The free to the public opening for Into the Future: Culture Power in Native American Art at the Museum of Indian Arts and Culture is on July 17, 2016 from 1 to 4 pm and the show runs through October 22, 2017.
Featuring nearly 100 objects by more than fifty artists from the museum’s collections as well as others borrowed from collectors and artists, the work on view in Into the Future will be in such various media as traditional clothing and jewelry, pottery and weaving, photography and video, through to comics, and on into cyberspace.
Jul 3, 2016 - Jan 8, 2018
Negotiate, Navigate, Innovate: Strategies Folk Artists Use in Today’s Global Market Place
Museum of International Folk Art
in the Mark Naylor & Dale Gunn Gallery of Conscience
The Mark Naylor and Dale Gunn Gallery of Conscience is an experimental gallery inside the Museum of International Folk Art where the public is invited to help shape the content and form of the exhibition in real tme.
Passionate, fiery, sensual, intense In-depth examination of the history and culture of flamenco dance and music.

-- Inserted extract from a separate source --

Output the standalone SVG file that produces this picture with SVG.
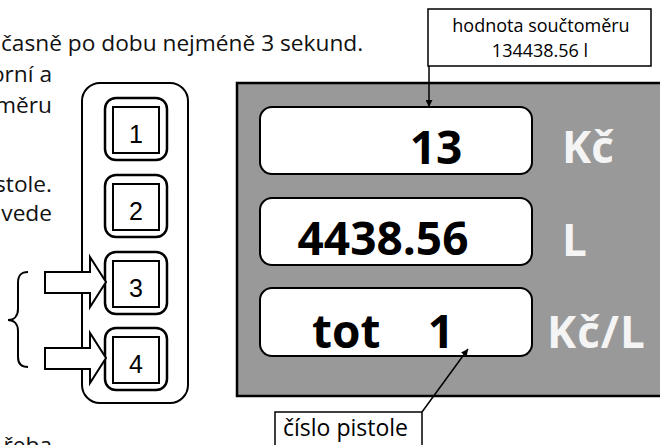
<svg xmlns="http://www.w3.org/2000/svg" width="660" height="445" viewBox="0 0 660 445">
<defs>
<style>
.doc{font-family:"Open Sans","Liberation Sans",sans-serif;font-size:22.7px;fill:#111}
.ln{fill:none;stroke:#000;stroke-width:2}
.btnO{fill:#fff;stroke:#000;stroke-width:2.5}
.btnI{fill:#fff;stroke:#000;stroke-width:2}
.dig{font-family:"Liberation Sans",Arial,sans-serif;font-size:25px;fill:#000;text-anchor:middle}
.disp{fill:#fff;stroke:#000;stroke-width:2}
.num{font-family:"Open Sans","Liberation Sans",sans-serif;font-weight:bold;font-size:46px;fill:#000}
.unit{font-family:"Open Sans","Liberation Sans",sans-serif;font-weight:bold;font-size:44px;fill:#f4f4f4}
.lbl{font-family:"Open Sans","Liberation Sans",sans-serif;fill:#000}
.arr{fill:#fff;stroke:#000;stroke-width:2;stroke-linejoin:miter}
</style>
<marker id="ah" viewBox="0 0 10 10" refX="10" refY="5" markerWidth="7" markerHeight="7" markerUnits="userSpaceOnUse" orient="auto">
<path d="M0,0 L10,5 L0,10 z" fill="#000"/>
</marker>
</defs>

<g id="doc-text">
<text class="doc" x="1" y="51">časně po dobu nejméně 3 sekund.</text>
<text class="doc" x="52" y="82" text-anchor="end">orní a</text>
<text class="doc" x="52" y="113" text-anchor="end">měru</text>
<text class="doc" x="52" y="192" text-anchor="end">stole.</text>
<text class="doc" x="52" y="221" text-anchor="end">vede</text>
<text class="doc" x="52" y="453" text-anchor="end">řeba</text>
</g>

<g id="keypad">
<rect x="82" y="83" width="106" height="320" rx="18" class="ln" stroke-width="2.5"/>
</g>
<g id="key1">
<rect x="105" y="98" width="62" height="62" rx="11" class="btnO"/>
<rect x="113" y="107" width="46" height="46" class="btnI"/>
<text class="dig" x="136" y="143">1</text>
</g>
<g id="key2">
<rect x="105" y="175" width="62" height="62" rx="11" class="btnO"/>
<rect x="113" y="184" width="46" height="46" class="btnI"/>
<text class="dig" x="136" y="220">2</text>
</g>
<g id="key3">
<rect x="105" y="252" width="62" height="62" rx="11" class="btnO"/>
<rect x="113" y="261" width="46" height="46" class="btnI"/>
<text class="dig" x="136" y="297">3</text>
</g>
<g id="key4">
<rect x="105" y="328" width="62" height="62" rx="11" class="btnO"/>
<rect x="113" y="337" width="46" height="46" class="btnI"/>
<text class="dig" x="136" y="373">4</text>
</g>

<g id="brace">
<path class="ln" d="M28,272 C21,272 18,275 18,283 L18,309 C18,316 14,320 8,320 C14,320 18,324 18,331 L18,357 C18,364 21,367 28,367"/>
</g>

<g id="display">
<rect x="237" y="83" width="430" height="313" fill="#999" stroke="#000" stroke-width="2.5"/>
</g>
<g id="row-price">
<rect x="260" y="107" width="272" height="67" rx="12" class="disp"/>
<text class="num" x="436" y="164" text-anchor="middle">13</text>
<text class="unit" x="562" y="163">Kč</text>
</g>
<g id="row-volume">
<rect x="260" y="198" width="272" height="67" rx="12" class="disp"/>
<text class="num" x="383" y="255" text-anchor="middle">4438.56</text>
<text class="unit" x="562" y="256">L</text>
</g>
<g id="row-unit">
<rect x="260" y="288" width="272" height="68" rx="12" class="disp"/>
<text class="num" y="348"><tspan x="312">tot</tspan><tspan x="441" text-anchor="middle">1</tspan></text>
<text class="unit" x="547" y="348" font-size="50" letter-spacing="1">Kč/L</text>
</g>

<g id="callout-total">
<rect x="428" y="9" width="223" height="57" fill="#fff" stroke="#000" stroke-width="1.5"/>
<text class="lbl" x="541" y="32" font-size="18" text-anchor="middle">hodnota součtoměru</text>
<text class="lbl" x="540" y="57" font-size="18" text-anchor="middle">134438.56 l</text>
</g>
<g id="callout-pistol">
<rect x="275" y="412" width="147" height="40" fill="#fff" stroke="#000" stroke-width="1.5"/>
<text class="lbl" x="283" y="436" font-size="23">číslo pistole</text>
</g>

<g id="connectors">
<polygon class="arr" points="45,272 90,272 90,257 106,282 90,307 90,293 45,293"/>
<polygon class="arr" points="45,348 90,348 90,333 106,358 90,383 90,369 45,369"/>
<line x1="429" y1="66" x2="429" y2="107" stroke="#000" stroke-width="1.5" marker-end="url(#ah)"/>
<line x1="422" y1="412" x2="468" y2="349" stroke="#000" stroke-width="1.5" marker-end="url(#ah)"/>
</g>
</svg>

The Museum of International Folk Art presents Flamenco: From Spain to New Mexico, the most comprehensive exhibition to celebrate and study this living tradition as an art form. The exhibition opened November 22, 2015 and runs through September 10, 2017. More than 150 objects are featured. Among them, items once used by renowned artists Encarnación López y Júlvez “La Argentinita”, José Greco, and Vicente Romero and María Benítez (both from New Mexico). In addition to other stunning loans from private collectors will be those from the museum’s expansive permanent collection.
For the first time in Oblique Views: Archaeology, Photography, and Time, large prints of Heisey’s stunning images will be paired directly with the Lindberghs’. The exhibition opens October 25, 2015 and runs through May 7, 2017 at the Museum of Indian Arts and Culture.
During 2007 and 2008, flying at alarmingly low altitudes and slow speeds, Adriel Heisey leaned out the door of his light plane, and holding his camera with both hands, re-photographed some of the Southwest’s most significant archaeological sites that Charles Lindbergh and his new bride Anne photographed in 1929.
Long Term Exhibition
Setting the Standard: The Fred Harvey Company and Its Legacy
New Mexico History Museum
Will Rogers noted that Fred Harvey “kept the West in food—and wives.” But the company’s Harvey Girls are by no means its only legacy. From the Atchison, Topeka and Santa Fe Railway’s 1879 arrival in New Mexico to the 1970 demolition of Albuquerque’s Alvarado Hotel, the Fred Harvey name and its company’s influence have been felt across New Mexico, not to mention the American West. The company and its New Mexico establishments served as the stage on which people such as Mary Colter were able to fashion an “authentic” tourist experience, along with Herman Schweizer who helped drive the direction of Native American jewelry and crafts as an industry.
Setting the Standard: The Fred Harvey Company and Its Legacy, a new section that joins the New Mexico History Museum’s main exhibit, Telling New Mexico: Stories from Then and Now, helps tell those stories. Opening December 7, Setting the Standard uses artifacts from the museum’s collection, images from the Palace of the Governors Photo Archives and loans from other museums and private collectors. Focusing on the rise of the Fred Harvey Company as a family business and events that transpired specifically in the Land of Enchantment, the tale will leave visitors with an understanding of how the Harvey experience resonates in our Southwest today.
Now 400 years old, Santa Fe was once an infant city on the remote frontier. Santa Fe Found: Fragments of Time, on long-term exhibit in the Palace of the Governors, explores the archaeological evidence and historical documentation of the City Different before the Spanish arrived, as well as at the settling of the first colony in San Gabriel del Yungue, the founding of Santa Fe and its first 100 years as New Mexico’s first capital.
Co-curated by Josef Diaz of the New Mexico History Museum/Palace of the Governors and Stephen Post of the DCA/Office of Archaeological Studies, Santa Fe Found collects more than 160 artifacts from four historic sites, along with maps, documents, household goods, weaponry and religious objects. Together, they tell the story of cultural encounters between early colonists and the Native Americans who had long called this place home.
Telling New Mexico: Stories from Then and Now, the main exhibition of the New Mexico History Museum, sweeps across more than 500 years of stories - from early Native inhabitants to today's residents - told through artifacts, films, photographs, computer interactives, oral histories and more. Together, they breath life into the people who made the American West: Native Americans, Spanish colonists, Mexican traders, Santa Fe Trail riders, fur trappers, outlaws, railroad men, scientists, hippies and artists.